Advanced Passenger Duty fees explained — how much it costs and when you need to pay

Editor’s note: This is a recurring post, regularly updated with new information and offers.

Have you ever noticed that flights departing the United Kingdom are more expensive than those departing neighboring countries in mainland Europe? The U.K. notoriously charges some of the highest taxes and fees for departing flights thanks to its high Air Passenger Duty fees. APD fees are one of the big reasons why flights departing the U.K. are more expensive than those flying from countries within mainland Europe — especially in a premium cabin. And, as the U.K. government announced at the beginning of March 2024, APD fees are about to get even more expensive. Here’s everything you need to know about APD fees and how you can go about minimizing them and avoiding them altogether.

What is APD?

APD is a tax the U.K. government charges on airfare for flights departing the U.K. Airlines typically include the tax in the ticket price when you book your flight before passing that money onto the government. The U.K. isn’t the only country in the world to charge a departure tax like this. However, it does hold the dubious honor of instating one of the highest departure taxes in Europe on both short-haul and long-haul flights.

How much is APD?

APD rates can be broken into three bands:

Destination bands
Reduced rate
Standard rate
Higher rate

Band A: Trips 2,000 miles or less (as measured from London to the destination’s capital city)
Band B: Flights more than 2,000 miles to 5,500 miles
Band C: Flights more than 5,500 miles
Most short-haul flights from the U.K. are to European destinations but also include Morocco and Tunisia in Africa. Charges are then also taken into account for the class that you’re traveling as follows:

Reduced rate: The lowest class of travel available with seat pitches less than 40 inches. This is usually classed as an Economy fare.
Standard rate: For travel in any other class or where the seat pitch is more than 50 inches. This usually includes Premium Economy, Business Class, and First Class fares.
Higher rate: For travel in planes of 20 tonnes or more, carrying fewer than 19 passengers. Generally, this is private jet travel.
The current APD rates are charged as follows:

Destination bands
Reduced rate
Standard rate
Higher rate

6.50/7 British pounds*
13/14 pounds*
78 pounds
Band A
13 pounds
26 pounds
78 pounds
Band B
87/88 pounds*
191/194 pounds*
574/581 pounds*
Band C
91/92 pounds*
200/202 pounds*
601/607 pounds*
*Rates from April 1, 2024

Children and APD

Children under age 2 (if traveling as lap infants) are not charged APD. Additionally, children aged 16 and under can avoid paying APD if they are traveling in a standard seat — usually an economy seat. However, if a child is flying in a premium class such as first, business, or premium economy, they will be required to pay APD on their ticket. These fees can quickly add up if, for example, your family is looking to redeem multiple premium economy or business-class award fares from the U.K. If you are planning to make such a redemption, it’s worth factoring in the APD fee well in advance so that you can keep track of any additional costs attached to taxes and fees.

Avoiding APD

It’s important to note that APD fees are only charged on flights that depart the U.K. and not flights that arrive in the U.K. With this in mind, you can avoid APD fees altogether if you’re willing to be creative with any connecting flights. For example, you could fly into London without paying the APD fees. For the return leg of your journey, take the Eurostar to Paris or Amsterdam and depart from either destination using an open-jaw ticket or by taking two one-way flights.

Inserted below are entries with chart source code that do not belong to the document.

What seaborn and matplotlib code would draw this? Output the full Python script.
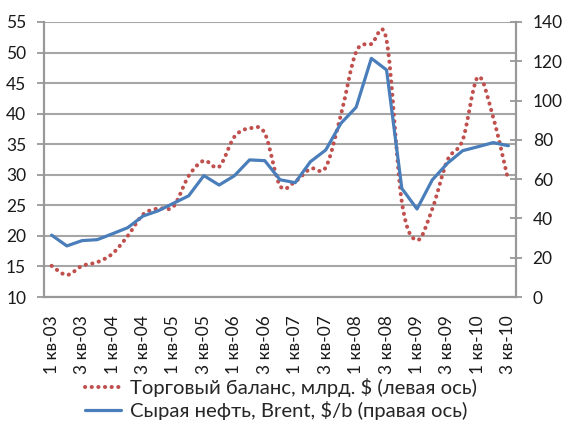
import numpy as np
import pandas as pd
import matplotlib
matplotlib.use("Agg")
import matplotlib.pyplot as plt
from matplotlib.path import Path
from matplotlib.patches import PathPatch
from matplotlib.lines import Line2D
import seaborn as sns

# quarterly data, 1 кв-03 .. 3 кв-10
quarters = [f"{q} кв-{y:02d}" for y in range(3, 11) for q in (1, 2, 3, 4)][:31]
trade_balance = [15.1, 13.6, 15.1, 15.7, 17.1, 20.0, 23.5, 24.5, 24.8, 29.8,
                 32.3, 31.3, 36.2, 37.6, 36.8, 28.2, 28.9, 31.0, 31.2, 39.8,
                 50.1, 51.4, 52.0, 25.6, 19.3, 24.4, 32.4, 35.7, 46.0, 39.4, 29.0]
brent = [31.5, 26.0, 28.7, 29.2, 32.2, 35.3, 41.2, 43.9, 47.7, 51.5,
         61.8, 57.0, 61.7, 69.8, 69.4, 59.7, 58.2, 68.9, 74.8, 88.4,
         96.6, 121.5, 115.6, 55.3, 44.8, 59.6, 68.1, 74.5, 76.5, 78.6, 77.0]

df = pd.DataFrame({"q": quarters, "idx": range(len(quarters)),
                   "trade": trade_balance, "brent": brent})

sns.set_style("white")
plt.rcParams["font.family"] = ["Lato", "DejaVu Sans"]

RED = "#C0504D"
BLUE = "#4A7EBB"
GRID = "#A6A6A6"
AX = "#989898"
TXT = "#1a1a1a"

fig = plt.figure(figsize=(5.63, 4.26), dpi=100)
ax = fig.add_axes([44 / 563, 1 - 297 / 426, 472 / 563, 275 / 426])
ax2 = ax.twinx()

# smooth (Excel-style) curve for trade balance, drawn as bezier path
x = df["idx"].to_numpy(float)
y = df["trade"].to_numpy(float)
verts = [(x[0], y[0])]
codes = [Path.MOVETO]
n = len(x)
for i in range(n - 1):
    p0 = np.array([x[max(i - 1, 0)], y[max(i - 1, 0)]])
    p1 = np.array([x[i], y[i]])
    p2 = np.array([x[i + 1], y[i + 1]])
    p3 = np.array([x[min(i + 2, n - 1)], y[min(i + 2, n - 1)]])
    c1 = p1 + (p2 - p0) / 6
    c2 = p2 - (p3 - p1) / 6
    verts += [tuple(c1), tuple(c2), tuple(p2)]
    codes += [Path.CURVE4] * 3
DOTS = (0, (0.05, 1.6))
patch = PathPatch(Path(verts, codes), fill=False, edgecolor=RED, lw=2.9,
                  linestyle=DOTS, capstyle="round", zorder=3)
ax.add_patch(patch)

sns.lineplot(data=df, x="idx", y="brent", ax=ax2, color=BLUE, lw=2.3, zorder=4)

ax.set_xlim(-0.5, n - 0.5)
ax.set_ylim(10, 55)
ax.set_yticks(range(10, 56, 5))
ax2.set_ylim(0, 140)
ax2.set_yticks(range(0, 141, 20))
ax.yaxis.grid(True, color=GRID, lw=1.5)
ax.set_axisbelow(True)

ax.set_xticks(np.arange(-0.5, n, 1), minor=True)
ax.set_xticks(np.arange(0, n, 2))
ax.set_xticklabels(df["q"][::2], rotation=90)
ax.tick_params(axis="x", which="major", length=0, pad=13, labelsize=12.5, labelcolor=TXT)
ax.tick_params(axis="x", which="minor", length=3.8, width=1.3, color=AX, direction="out")
ax.tick_params(axis="y", length=4.8, width=1.3, color=AX, labelsize=12.5, labelcolor=TXT, pad=8)
ax2.tick_params(axis="y", length=8, width=1.3, color=AX, direction="inout",
                labelsize=12.5, labelcolor=TXT, pad=8)

for a in (ax, ax2):
    a.set_xlabel("")
    a.set_ylabel("")
    a.spines["top"].set_visible(False)
    for s in ("left", "right", "bottom"):
        a.spines[s].set_color(AX)
        a.spines[s].set_linewidth(1.5)

handles = [Line2D([], [], color=RED, lw=2.9, linestyle=DOTS, dash_capstyle="round"),
           Line2D([], [], color=BLUE, lw=2.3)]
labels = ["Торговый баланс, млрд. $ (левая ось)", "Сырая нефть, Brent, $/b (правая ось)"]
fig.legend(handles, labels, loc="center", bbox_to_anchor=(281 / 563, 1 - 399 / 426),
           frameon=False, handlelength=1.75, handletextpad=0.45,
           labelspacing=0.2, borderpad=0, prop={"family": ["Lato", "DejaVu Sans"], "size": 14.6})

fig.savefig("out.png", dpi=100)
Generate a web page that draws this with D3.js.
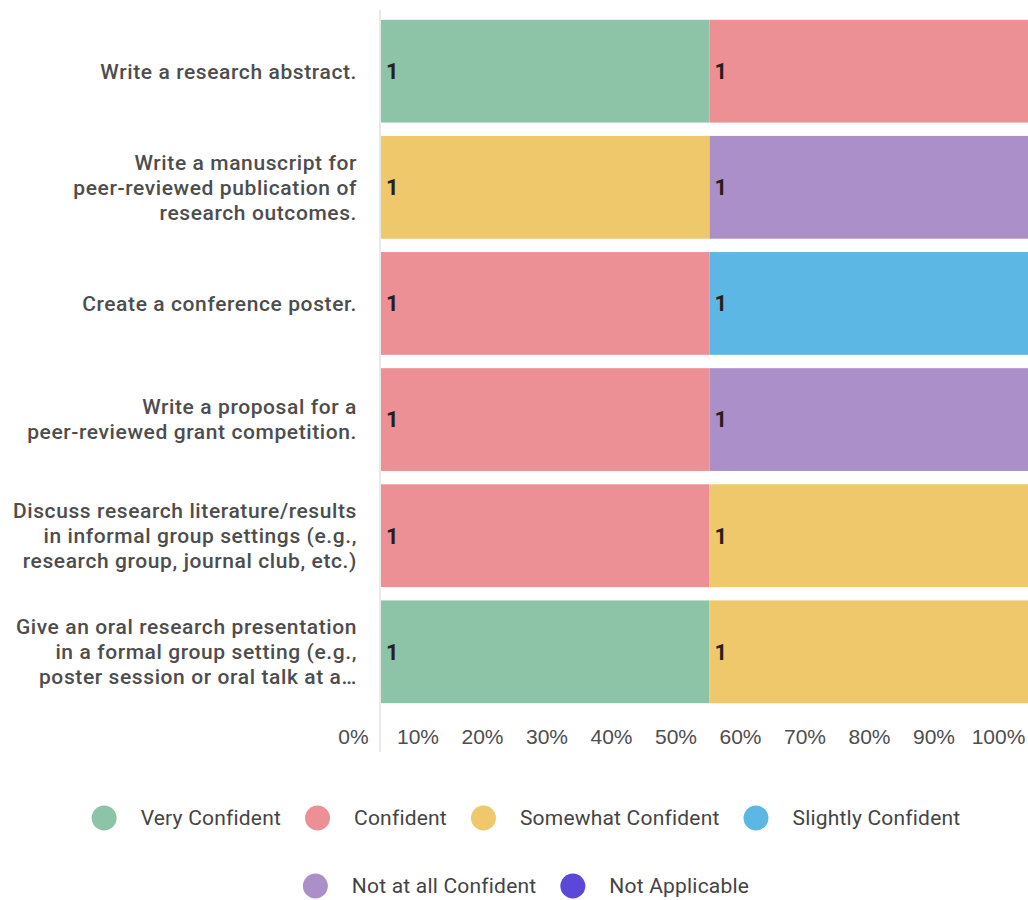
<!DOCTYPE html>
<meta charset="utf-8">
<html>
<head>
<script src="https://cdn.jsdelivr.net/npm/d3@7"></script>
<style>
  body { margin: 0; background: #fff; }
  svg { font-family: Roboto, "Open Sans", sans-serif; }
  .cat { font-size: 21px; font-weight: 500; fill: #4d4d4d; letter-spacing: 0.6px; }
  .val { font-size: 22px; font-weight: bold; fill: #2a1d1d; }
  .tick text { font-size: 21px; font-weight: 500; fill: #4d4d4d; }
  .legend text { font-size: 21px; fill: #444; letter-spacing: 0.2px; }
</style>
</head>
<body>
<svg id="chart"></svg>
<script>
// categories (one label line per entry)
var categories = [
  ["Write a research abstract."],
  ["Write a manuscript for", "peer-reviewed publication of", "research outcomes."],
  ["Create a conference poster."],
  ["Write a proposal for a", "peer-reviewed grant competition."],
  ["Discuss research literature/results", "in informal group settings (e.g.,", "research group, journal club, etc.)"],
  ["Give an oral research presentation", "in a formal group setting (e.g.,", "poster session or oral talk at a\u2026"]
];
var responses = ["Very Confident", "Confident", "Somewhat Confident", "Slightly Confident", "Not at all Confident", "Not Applicable"];
var colors = ["#8dc3a7", "#ec9095", "#eec86b", "#5db7e4", "#ab8fc8", "#5c48d8"];

// counts per response, one value per category
var veryConfident     = [1, 0, 0, 0, 0, 1];
var confident         = [1, 0, 1, 1, 1, 0];
var somewhatConfident = [0, 1, 0, 0, 1, 1];
var slightlyConfident = [0, 0, 1, 0, 0, 0];
var notAtAll          = [0, 1, 0, 1, 0, 0];
var notApplicable     = [0, 0, 0, 0, 0, 0];

var tickLabels = ["0%", "10%", "20%", "30%", "40%", "50%", "60%", "70%", "80%", "90%", "100%"];

var series = [veryConfident, confident, somewhatConfident, slightlyConfident, notAtAll, notApplicable];

var width = 1028, height = 900;
var svg = d3.select("#chart").attr("width", width).attr("height", height);

// build rows for stacking
var rows = categories.map(function(c, i) {
  var r = { idx: i };
  responses.forEach(function(k, j) { r[k] = series[j][i]; });
  return r;
});

var stack = d3.stack().keys(responses).offset(d3.stackOffsetExpand);
var stacked = stack(rows);

var x = d3.scaleLinear().domain([0, 1]).range([381, 1038]);
var y = d3.scaleBand().domain(d3.range(categories.length)).range([14, 709]).paddingInner(0.115).paddingOuter(0.05);
var color = d3.scaleOrdinal().domain(responses).range(colors);

// bars
var layer = svg.selectAll(".layer")
  .data(stacked)
  .enter().append("g")
  .attr("class", "layer")
  .attr("fill", function(d) { return color(d.key); });

layer.selectAll("rect")
  .data(function(d) { return d.filter(function(p) { return p[1] - p[0] > 0; }); })
  .enter().append("rect")
  .attr("x", function(d) { return x(d[0]); })
  .attr("y", function(d) { return y(d.data.idx); })
  .attr("width", function(d) { return x(d[1]) - x(d[0]); })
  .attr("height", y.bandwidth());

// value labels
stacked.forEach(function(s, j) {
  svg.selectAll(".val-" + j)
    .data(s.filter(function(p) { return p[1] - p[0] > 0; }))
    .enter().append("text")
    .attr("class", "val")
    .attr("x", function(d) { return x(d[0]) + 5; })
    .attr("y", function(d) { return y(d.data.idx) + y.bandwidth() / 2; })
    .attr("dy", "0.36em")
    .text(function(d) { return series[j][d.data.idx]; });
});

// axis line
svg.append("line")
  .attr("x1", 380).attr("x2", 380)
  .attr("y1", 10).attr("y2", 752)
  .attr("stroke", "#e2e2e2").attr("stroke-width", 1.5);

// category labels
var catG = svg.selectAll(".cat")
  .data(categories)
  .enter().append("text")
  .attr("class", "cat")
  .attr("text-anchor", "end")
  .attr("transform", function(d, i) { return "translate(357," + (y(i) + y.bandwidth() / 2) + ")"; });

catG.selectAll("tspan")
  .data(function(d) { return d.map(function(l, k) { return { l: l, k: k, n: d.length }; }); })
  .enter().append("tspan")
  .attr("x", 0)
  .attr("y", function(d) { return (d.k - (d.n - 1) / 2) * 25; })
  .attr("dy", "0.35em")
  .text(function(d) { return d.l; });

// x axis tick labels (shown shifted left of the bar scale, as in the source)
var xl = d3.scaleLinear().domain([0, 10]).range([353, 998]);
var axis = svg.append("g")
  .attr("transform", "translate(0,737)")
  .call(d3.axisBottom(xl).tickValues(d3.range(11)).tickSize(0).tickPadding(0)
    .tickFormat(function(d) { return tickLabels[d]; }));
axis.select(".domain").remove();
axis.selectAll("text").attr("dy", "0.35em").attr("y", 0);

// legend
var legendRows = [responses.slice(0, 4), responses.slice(4)];
var legendY = [818, 886];
var r = 12.5, gapIn = 24, gapOut = 24, legendCx = 526;

legendRows.forEach(function(items, ri) {
  var g = svg.append("g").attr("class", "legend");
  var item = g.selectAll("g").data(items).enter().append("g");
  item.append("circle").attr("r", r).attr("fill", function(d) { return color(d); });
  item.append("text").attr("x", r + gapIn).attr("dy", "0.35em").text(function(d) { return d; });
  var widths = [];
  item.each(function() { widths.push(d3.select(this).select("text").node().getComputedTextLength() + 2 * r + gapIn); });
  var total = d3.sum(widths) + gapOut * (widths.length - 1);
  var cx = legendCx - total / 2;
  item.attr("transform", function(d, i) {
    var pos = cx + r;
    cx += widths[i] + gapOut;
    return "translate(" + pos + "," + legendY[ri] + ")";
  });
});
</script>
</body>
</html>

Or, if you’d prefer to only utilize air travel, you could book an economy fare on a flight out of the U.K.; this way, you would be charged reduced APD fees. To save the most money in this instance, we’d recommend using a low-cost carrier such as EasyJet or Ryanair for your connecting flight in mainland Europe. If your departing flight is a long-haul journey, you can also avoid the APD fee by leaving on your main flight from Northern Ireland. However, note that these flights are still subject to the short-haul APD fee.

You should also know that if you’re merely taking a connecting flight through the U.K. with a layover that is less than 24 hours, you will not be charged APD.

Bottom line

Flying from almost any destination from the U.K. will trigger the APD fee upon departure. By being strategic about which cabin you fly in, or by making the final leg of your journey from mainland Europe, you can minimize the APD you pay — especially if you’re flying in a premium cabin. APD fees can significantly impact the cost of your flight, especially if you’re traveling in a premium cabin or with children. By understanding how APD fees are calculated and how you can avoid them, you can save money on your next trip departing from the U.K. Consider your options carefully and plan your itinerary accordingly to minimize the impact of APD fees on your travel budget.